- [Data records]
★ ★ ★ ★ ★ ★ ★
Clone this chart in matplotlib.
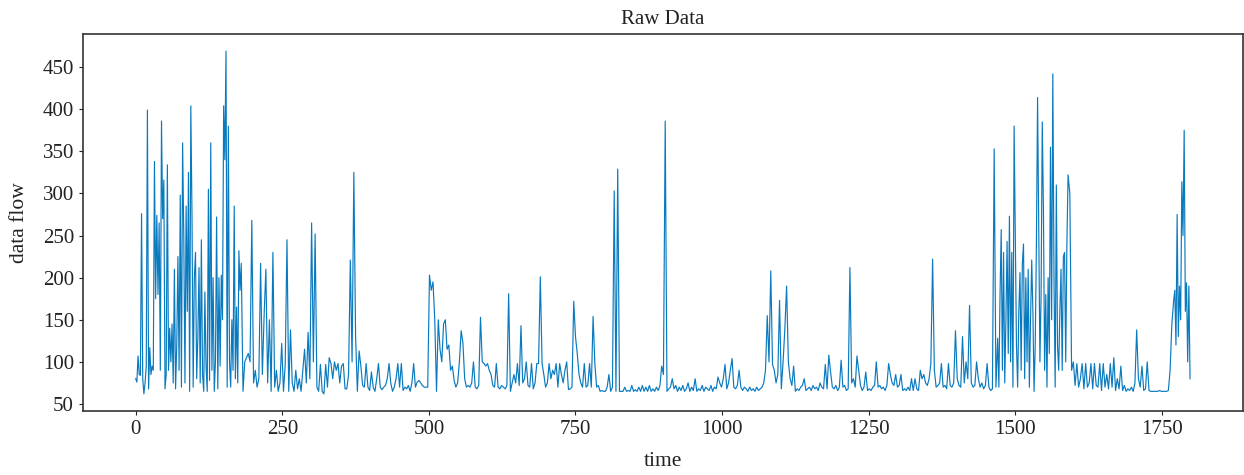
import numpy as np
import matplotlib
matplotlib.use("Agg")
import matplotlib.pyplot as plt

# data flow; denser sampling where the signal is busy
flow_early = [   # t = 0 .. 178, every 2
    80, 76, 107, 85, 84, 276, 80, 62, 75, 95,
    399, 68, 117, 85, 95, 90, 338, 175, 274, 180,
    265, 90, 386, 270, 316, 68, 85, 334, 90, 140,
    100, 145, 75, 210, 68, 120, 225, 90, 298, 70,
    360, 250, 75, 285, 160, 325, 65, 404, 275, 70,
    200, 230, 80, 130, 212, 75, 245, 85, 65, 183,
    95, 65, 305, 78, 360, 90, 200, 65, 100, 272,
    68, 200, 95, 203, 150, 404, 340, 469, 70, 380,
    100, 70, 150, 90, 285, 80, 165, 75, 232, 185,
]
flow_mid = [     # t = 180 .. 1467, every 3
    217, 65, 100, 105, 110, 100, 268, 75, 90, 70,
    80, 217, 85, 155, 210, 75, 150, 65, 230, 70,
    90, 65, 75, 122, 65, 97, 245, 65, 138, 75,
    65, 90, 68, 80, 65, 90, 115, 75, 135, 80,
    265, 100, 252, 70, 65, 97, 65, 62, 97, 70,
    105, 98, 80, 100, 90, 98, 75, 95, 98, 68,
    68, 85, 221, 100, 325, 130, 65, 113, 95, 72,
    70, 98, 70, 66, 88, 70, 65, 80, 98, 70,
    67, 70, 72, 80, 98, 75, 65, 70, 80, 98,
    70, 98, 66, 70, 68, 72, 65, 75, 98, 70,
    76, 78, 75, 72, 70, 70, 70, 203, 185, 195,
    150, 65, 150, 115, 100, 145, 150, 115, 120, 90,
    95, 78, 70, 75, 100, 137, 123, 80, 70, 72,
    70, 75, 100, 70, 68, 72, 153, 100, 98, 95,
    98, 90, 85, 72, 70, 98, 70, 68, 72, 70,
    68, 72, 181, 65, 75, 85, 75, 98, 72, 143,
    75, 80, 100, 72, 70, 98, 68, 75, 98, 98,
    201, 98, 85, 70, 75, 98, 80, 90, 85, 98,
    70, 98, 85, 75, 90, 100, 67, 68, 70, 172,
    130, 110, 85, 75, 70, 98, 70, 72, 98, 70,
    154, 98, 70, 72, 65, 66, 65, 65, 70, 85,
    65, 70, 303, 65, 329, 65, 65, 65, 70, 65,
    66, 65, 72, 65, 67, 65, 70, 65, 72, 65,
    70, 65, 72, 65, 68, 65, 70, 66, 72, 95,
    85, 386, 65, 68, 70, 80, 68, 72, 65, 70,
    66, 72, 65, 68, 75, 65, 70, 66, 80, 65,
    68, 66, 72, 65, 70, 68, 66, 72, 65, 70,
    68, 82, 75, 70, 80, 97, 68, 75, 90, 104,
    70, 68, 72, 90, 70, 66, 70, 68, 65, 70,
    66, 68, 65, 70, 66, 68, 70, 75, 90, 155,
    100, 208, 97, 90, 75, 85, 173, 68, 100, 139,
    190, 100, 80, 72, 95, 65, 68, 66, 70, 72,
    80, 66, 68, 70, 66, 72, 68, 70, 66, 75,
    70, 68, 97, 68, 108, 88, 70, 68, 72, 66,
    70, 102, 70, 72, 66, 68, 212, 75, 80, 70,
    107, 90, 72, 66, 70, 88, 66, 68, 66, 70,
    72, 100, 70, 72, 68, 70, 66, 72, 98, 85,
    75, 72, 85, 70, 72, 85, 66, 68, 66, 70,
    66, 80, 66, 80, 68, 66, 90, 80, 85, 75,
    72, 80, 98, 222, 90, 70, 72, 75, 98, 70,
    72, 68, 98, 72, 70, 75, 137, 80, 72, 70,
    130, 75, 100, 80, 167, 75, 70, 72, 100, 80,
    70, 75, 68, 72, 98, 70, 66, 68, 353, 70,
]
flow_burst = [   # t = 1470 .. 1588, every 2
    128, 70, 180, 257, 90, 230, 75, 150, 243, 110,
    273, 100, 230, 70, 380, 249, 120, 70, 160, 206,
    90, 216, 240, 80, 200, 100, 210, 70, 150, 221,
    160, 65, 120, 240, 414, 250, 100, 180, 385, 280,
    90, 180, 70, 200, 110, 355, 150, 442, 200, 70,
    310, 120, 90, 160, 210, 90, 225, 230, 100, 240,
]
flow_quiet = [   # t = 1590 .. 1767, every 3
    322, 300, 90, 100, 72, 98, 70, 80, 98, 68,
    98, 70, 75, 98, 68, 98, 72, 70, 98, 66,
    98, 70, 85, 68, 98, 70, 105, 66, 80, 68,
    95, 66, 72, 65, 68, 66, 70, 65, 75, 138,
    80, 70, 95, 66, 68, 100, 66, 65, 65, 65,
    65, 65, 66, 65, 65, 65, 65, 66, 90, 145,
]
flow_end = [     # t = 1770 .. 1798, every 2
    172, 185, 120, 275, 130, 190, 150, 314, 250, 375,
    160, 194, 100, 190, 80,
]
segments = [(0, 2, flow_early), (180, 3, flow_mid), (1470, 2, flow_burst),
            (1590, 3, flow_quiet), (1770, 2, flow_end)]
time = np.concatenate([start + step * np.arange(len(v)) for start, step, v in segments])
flow = np.concatenate([v for _, _, v in segments])

title = "Raw Data"
xlabel = "time"
ylabel = "data flow"

plt.rcParams["font.family"] = ["Liberation Serif", "DejaVu Serif"]

fig = plt.figure(figsize=(12.44, 4.75), dpi=100)
ax = fig.add_axes([0.0667, 0.1347, 0.9323, 0.7937])
ax.plot(time, flow, color="#0a7abf", linewidth=0.85)

ax.set_title(title, fontsize=15, color="#222222", pad=7)
ax.set_xlabel(xlabel, fontsize=15.5, color="#222222", labelpad=9)
ax.set_ylabel(ylabel, fontsize=15.5, color="#222222", labelpad=10)

ax.set_xticks([0, 250, 500, 750, 1000, 1250, 1500, 1750])
ax.set_yticks([50, 100, 150, 200, 250, 300, 350, 400, 450])
ax.tick_params(axis="both", labelsize=15, colors="#222222", length=3, width=0.8)
for s in ax.spines.values():
    s.set_color("#333333")
    s.set_linewidth(1.2)

fig.savefig("out.png", dpi=100)
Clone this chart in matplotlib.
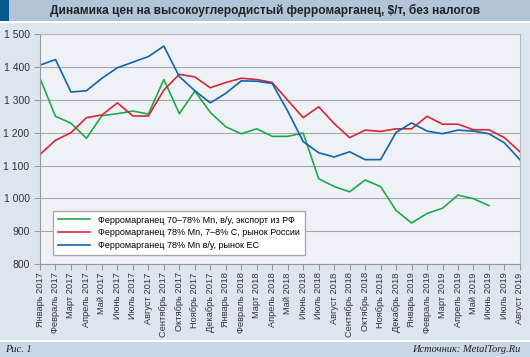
import matplotlib
matplotlib.use("Agg")
import matplotlib.pyplot as plt
from matplotlib.patches import Rectangle
from matplotlib.ticker import FuncFormatter

months = ["Январь 2017", "Февраль 2017", "Март 2017", "Апрель 2017", "Май 2017",
          "Июнь 2017", "Июль 2017", "Август 2017", "Сентябрь 2017", "Октябрь 2017",
          "Ноябрь 2017", "Декабрь 2017", "Январь 2018", "Февраль 2018", "Март 2018",
          "Апрель 2018", "Май 2018", "Июнь 2018", "Июль 2018", "Август 2018",
          "Сентябрь 2018", "Октябрь 2018", "Ноябрь 2018", "Декабрь 2018",
          "Январь 2019", "Февраль 2019", "Март 2019", "Апрель 2019", "Май 2019",
          "Июнь 2019", "Июль 2019", "Август 2019"]

export_rf = [1366, 1250, 1229, 1183, 1252, 1258, 1266, 1257, 1362, 1258, 1327,
             1262, 1218, 1197, 1212, 1189, 1189, 1199, 1060, 1036, 1020, 1056,
             1036, 963, 925, 954, 970, 1010, 999, 978]
russia = [1134, 1177, 1200, 1246, 1254, 1291, 1251, 1251, 1330, 1378, 1370,
          1337, 1353, 1366, 1362, 1353, 1299, 1246, 1279, 1228, 1185, 1208,
          1204, 1212, 1212, 1250, 1226, 1226, 1209, 1209, 1185, 1142]
eu = [1406, 1423, 1324, 1328, 1366, 1398, 1415, 1432, 1464, 1371, 1328,
      1291, 1320, 1358, 1357, 1350, 1266, 1173, 1139, 1126, 1142, 1118,
      1118, 1201, 1230, 1205, 1197, 1208, 1205, 1197, 1169, 1118]

labels = ["Ферромарганец 70–78% Mn, в/у, экспорт из РФ",
          "Ферромарганец 78% Mn, 7–8% C, рынок России",
          "Ферромарганец 78% Mn в/у, рынок ЕС"]

plt.rcParams["font.family"] = ["Liberation Sans", "DejaVu Sans"]

fig = plt.figure(figsize=(5.3, 3.57), dpi=100)
fig.patch.set_facecolor("#dde6ef")

# title bar and footer band (in figure fractions)
fig.patches.append(Rectangle((0, 0.941), 1, 0.059, transform=fig.transFigure,
                             facecolor="#b2c4d8", edgecolor="none", zorder=0))
fig.patches.append(Rectangle((0, 0.941), 0.017, 0.059, transform=fig.transFigure,
                             facecolor="#05588a", edgecolor="none", zorder=1))
fig.patches.append(Rectangle((0, 0.935), 1, 0.006, transform=fig.transFigure,
                             facecolor="white", edgecolor="none", zorder=0))
fig.patches.append(Rectangle((0, 0), 1, 0.042, transform=fig.transFigure,
                             facecolor="#c9d7e6", edgecolor="none", zorder=0))
fig.patches.append(Rectangle((0, 0.042), 1, 0.006, transform=fig.transFigure,
                             facecolor="white", edgecolor="none", zorder=0))
fig.text(0.5, 0.971, "Динамика цен на высокоуглеродистый ферромарганец, $/т, без налогов",
         ha="center", va="center", fontsize=8.6, fontweight="bold", color="#222222")
fig.text(0.01, 0.022, "Рис. 1", ha="left", va="center", fontsize=7.5,
         family="Liberation Serif", style="italic", color="#222222")
fig.text(0.982, 0.022, "Источник: MetalTorg.Ru", ha="right", va="center", fontsize=7.5,
         family="Liberation Serif", style="italic", color="#222222")

ax = fig.add_axes([0.0755, 0.2605, 0.9055, 0.6435])
ax.set_facecolor("#eef2f7")

x = list(range(len(months)))
ax.plot(x[:len(export_rf)], export_rf, color="#1eaa4a", lw=1.2, label=labels[0])
ax.plot(x, russia, color="#d92635", lw=1.2, label=labels[1])
ax.plot(x, eu, color="#1463ae", lw=1.2, label=labels[2])

ax.set_xlim(0, len(months) - 1)
ax.set_ylim(800, 1500)
ax.set_yticks(range(800, 1501, 100))
ax.yaxis.set_major_formatter(FuncFormatter(lambda v, p: f"{int(v):,}".replace(",", " ")))
ax.set_xticks(x)
ax.set_xticklabels(months, rotation=90, fontsize=6.7)
ax.tick_params(axis="y", labelsize=7.5, colors="#999999", labelcolor="#333333", length=4)
ax.tick_params(axis="x", colors="#999999", labelcolor="#333333", length=4, pad=2)
ax.grid(axis="y", color="#a8a8a8", lw=0.8)
ax.set_axisbelow(True)
for s in ["left", "bottom"]:
    ax.spines[s].set_color("#999999")
for s in ["top", "right"]:
    ax.spines[s].set_color("#b8b8b8")

leg = ax.legend(loc="lower left", bbox_to_anchor=(0.027, 0.04), fontsize=6.5,
                frameon=True, fancybox=False, borderaxespad=0, handlelength=3.6,
                labelspacing=0.4, borderpad=0.55)
leg.get_frame().set_edgecolor("#aaaaaa")
leg.get_frame().set_facecolor("white")
leg.get_frame().set_alpha(1)

fig.savefig("out.png", dpi=100, facecolor=fig.get_facecolor())
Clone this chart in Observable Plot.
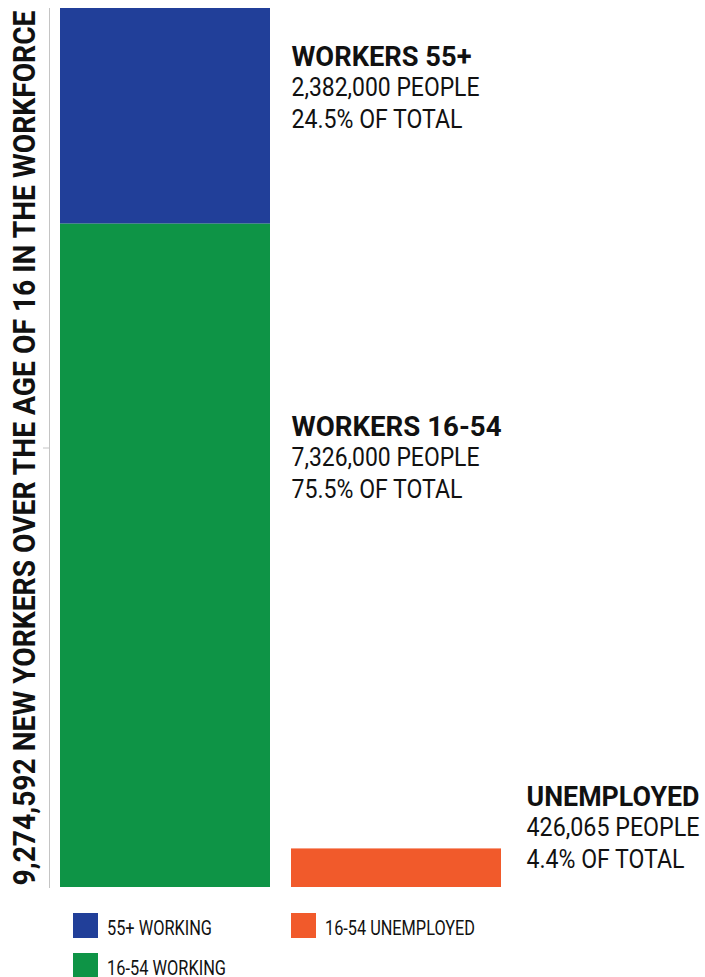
<!DOCTYPE html>
<html><head><meta charset="utf-8">
<script src="https://cdn.jsdelivr.net/npm/d3@7"></script>
<script src="https://cdn.jsdelivr.net/npm/@observablehq/plot@0.6"></script>
<style>body{margin:0;background:#fff;font-family:Roboto, sans-serif}</style>
</head><body><div id="chart"></div>
<script>
// ---- data ----
const categories = ["55+ WORKING", "16-54 WORKING", "16-54 UNEMPLOYED"];
const groups = ["Working", "Working", "Unemployed"];
const people = [2382000, 7326000, 426065];
const shares = ["24.5%", "75.5%", "4.4%"];
const labelTitles = ["WORKERS 55+", "WORKERS 16-54", "UNEMPLOYED"];
const colors = ["#213f99", "#0e9446", "#f15a2b"];
const groupOrder = ["Working", "Unemployed"];
const workforceTotal = 9274592;

// ---- derived ----
const rows = categories.map((c, i) => ({category: c, group: groups[i], people: people[i], share: shares[i], title: labelTitles[i]}));
const yMax = people[0] + people[1];
const fmt = d3.format(",");
const titleText = `${fmt(workforceTotal)} NEW YORKERS OVER THE AGE OF 16 IN THE WORKFORCE`;
const peopleText = d => `${fmt(d.people)} PEOPLE`;
const shareText = d => `${d.share} OF TOTAL`;

// label layout (code, not data)
const labelAnchors = [yMax, yMax / 2, 0];
const labelOffsets = [38.7, -30.8, -100.3];
const labelDx = [-105, -105, 130];
const titleWidths = [180, 210, 173];
const peopleWidths = [188, 188, 173];
const shareWidths = [171, 171, 158];
const legendWidths = [105, 119, 150];

const marks = [
  Plot.barY(rows, Plot.stackY({x: "group", y: "people", fill: "category", reverse: true})),
  Plot.text([titleText], {
    text: d => d, frameAnchor: "bottom-left", rotate: -90, lineAnchor: "top", textAnchor: "start",
    dx: -37.3, dy: -2, fontSize: 32, fontWeight: 700, fill: "#111"
  })
];
rows.forEach((r, i) => {
  const base = {x: () => "Unemployed", y: () => labelAnchors[i], textAnchor: "start", lineAnchor: "top", dx: labelDx[i], fill: "#111"};
  marks.push(Plot.text([r], {...base, text: "title", dy: labelOffsets[i], fontSize: 27, fontWeight: 700}));
  marks.push(Plot.text([r], {...base, text: peopleText, dy: labelOffsets[i] + 31, fontSize: 25, fontWeight: 400}));
  marks.push(Plot.text([r], {...base, text: shareText, dy: labelOffsets[i] + 62.6, fontSize: 25, fontWeight: 400}));
});

const plot = Plot.plot({
  width: 705, height: 890,
  marginTop: 8, marginBottom: 3, marginLeft: 49, marginRight: 203,
  x: {domain: groupOrder, paddingInner: 0.09, paddingOuter: 0, insetLeft: 11, axis: null},
  y: {domain: [0, yMax], ticks: [yMax / 2], tickSize: 6, tickFormat: () => "", label: null, line: true},
  color: {domain: categories, range: colors},
  style: {fontFamily: "Roboto, sans-serif", background: "#fff", overflow: "visible", color: "#c4c4c4"},
  marks
});

// fit text widths to the reference's condensed type
const widths = new Map([[titleText, 875]]);
rows.forEach((r, i) => {
  widths.set(r.title, titleWidths[i]);
  widths.set(peopleText(r), peopleWidths[i]);
  widths.set(shareText(r), shareWidths[i]);
});
plot.querySelectorAll("text").forEach(t => {
  const w = widths.get(t.textContent.trim());
  if (w) { t.setAttribute("textLength", w); t.setAttribute("lengthAdjust", "spacingAndGlyphs"); }
});
document.getElementById("chart").appendChild(plot);

// legend
const leg = d3.create("svg").attr("width", 705).attr("height", 87).style("display", "block")
  .style("font-family", "Roboto, sans-serif");
categories.forEach((c, i) => {
  const col = Math.floor(i / 2), row = i % 2;
  const g = leg.append("g").attr("transform", `translate(${73 + col * 218},${23 + row * 40})`);
  g.append("rect").attr("width", 25).attr("height", 25).attr("fill", colors[i]);
  g.append("text").attr("x", 34).attr("y", 22).attr("font-size", 21).attr("fill", "#111")
    .attr("textLength", legendWidths[i]).attr("lengthAdjust", "spacingAndGlyphs").text(c);
});
document.getElementById("chart").appendChild(leg.node());
</script>
</body></html>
★ ★ ★ ★ ★ ★ ★
- [Work to do] Find all lines holding the string "chart" and copy them.

- [Solution to this task]
Clone this chart in matplotlib.
Clone this chart in matplotlib.
Clone this chart in Observable Plot.
</head><body><div id="chart"></div>
document.getElementById("chart").appendChild(plot);
document.getElementById("chart").appendChild(leg.node());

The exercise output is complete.